• **Problem requirements**
Copy exactly the lines from the start of the material through the line with "plt.rcParams['font.family'] = ['Open". Pictures stay out of the copy.

• **Data excerpt**

____________________

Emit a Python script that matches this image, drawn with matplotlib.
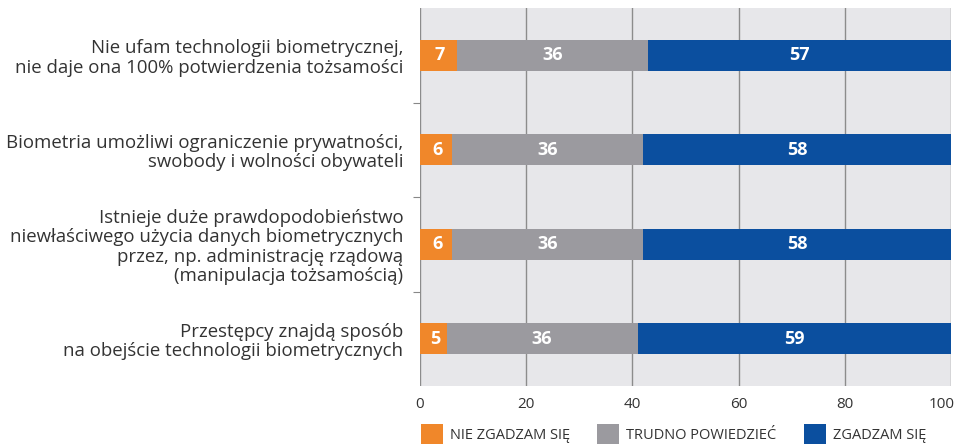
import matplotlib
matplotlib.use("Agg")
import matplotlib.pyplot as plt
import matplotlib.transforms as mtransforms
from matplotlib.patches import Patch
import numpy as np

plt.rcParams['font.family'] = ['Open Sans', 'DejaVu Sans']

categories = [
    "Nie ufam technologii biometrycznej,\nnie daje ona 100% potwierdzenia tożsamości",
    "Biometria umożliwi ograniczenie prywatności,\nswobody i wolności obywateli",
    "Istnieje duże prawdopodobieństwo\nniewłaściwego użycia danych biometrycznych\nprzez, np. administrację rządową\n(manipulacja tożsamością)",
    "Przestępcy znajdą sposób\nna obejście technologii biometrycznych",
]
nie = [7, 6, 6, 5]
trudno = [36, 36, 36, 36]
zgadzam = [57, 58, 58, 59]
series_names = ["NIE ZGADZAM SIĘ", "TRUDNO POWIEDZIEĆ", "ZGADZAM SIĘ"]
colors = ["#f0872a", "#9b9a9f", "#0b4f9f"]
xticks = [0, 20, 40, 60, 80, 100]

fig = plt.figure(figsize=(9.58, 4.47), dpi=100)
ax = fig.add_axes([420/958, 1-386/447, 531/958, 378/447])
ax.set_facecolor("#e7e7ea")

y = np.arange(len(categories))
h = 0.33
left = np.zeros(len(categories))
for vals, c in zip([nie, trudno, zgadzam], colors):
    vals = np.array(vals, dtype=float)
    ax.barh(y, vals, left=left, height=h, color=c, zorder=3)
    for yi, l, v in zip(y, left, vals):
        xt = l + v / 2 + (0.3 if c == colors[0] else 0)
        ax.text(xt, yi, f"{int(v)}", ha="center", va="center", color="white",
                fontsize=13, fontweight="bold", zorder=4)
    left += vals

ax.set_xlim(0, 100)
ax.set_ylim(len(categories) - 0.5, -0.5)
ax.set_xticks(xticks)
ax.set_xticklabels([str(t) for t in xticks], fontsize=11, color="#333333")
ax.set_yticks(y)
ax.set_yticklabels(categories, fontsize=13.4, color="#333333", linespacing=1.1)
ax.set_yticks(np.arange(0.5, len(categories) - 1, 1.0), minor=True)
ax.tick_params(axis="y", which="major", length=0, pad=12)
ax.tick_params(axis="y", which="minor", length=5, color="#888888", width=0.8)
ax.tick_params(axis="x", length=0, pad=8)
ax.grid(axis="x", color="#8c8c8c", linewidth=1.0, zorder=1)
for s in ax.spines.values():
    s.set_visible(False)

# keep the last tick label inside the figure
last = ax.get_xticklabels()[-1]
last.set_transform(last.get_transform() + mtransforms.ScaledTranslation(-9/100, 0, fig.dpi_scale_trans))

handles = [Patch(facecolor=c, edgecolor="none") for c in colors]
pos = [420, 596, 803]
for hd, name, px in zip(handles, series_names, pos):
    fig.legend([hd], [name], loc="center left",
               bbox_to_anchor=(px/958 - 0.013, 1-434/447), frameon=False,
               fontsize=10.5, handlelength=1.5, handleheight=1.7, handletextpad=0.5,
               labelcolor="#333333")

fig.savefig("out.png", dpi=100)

____________________

• **Worked solution**
Emit a Python script that matches this image, drawn with matplotlib.
import matplotlib
matplotlib.use("Agg")
import matplotlib.pyplot as plt
import matplotlib.transforms as mtransforms
from matplotlib.patches import Patch
import numpy as np

plt.rcParams['font.family'] = ['Open Sans', 'DejaVu Sans']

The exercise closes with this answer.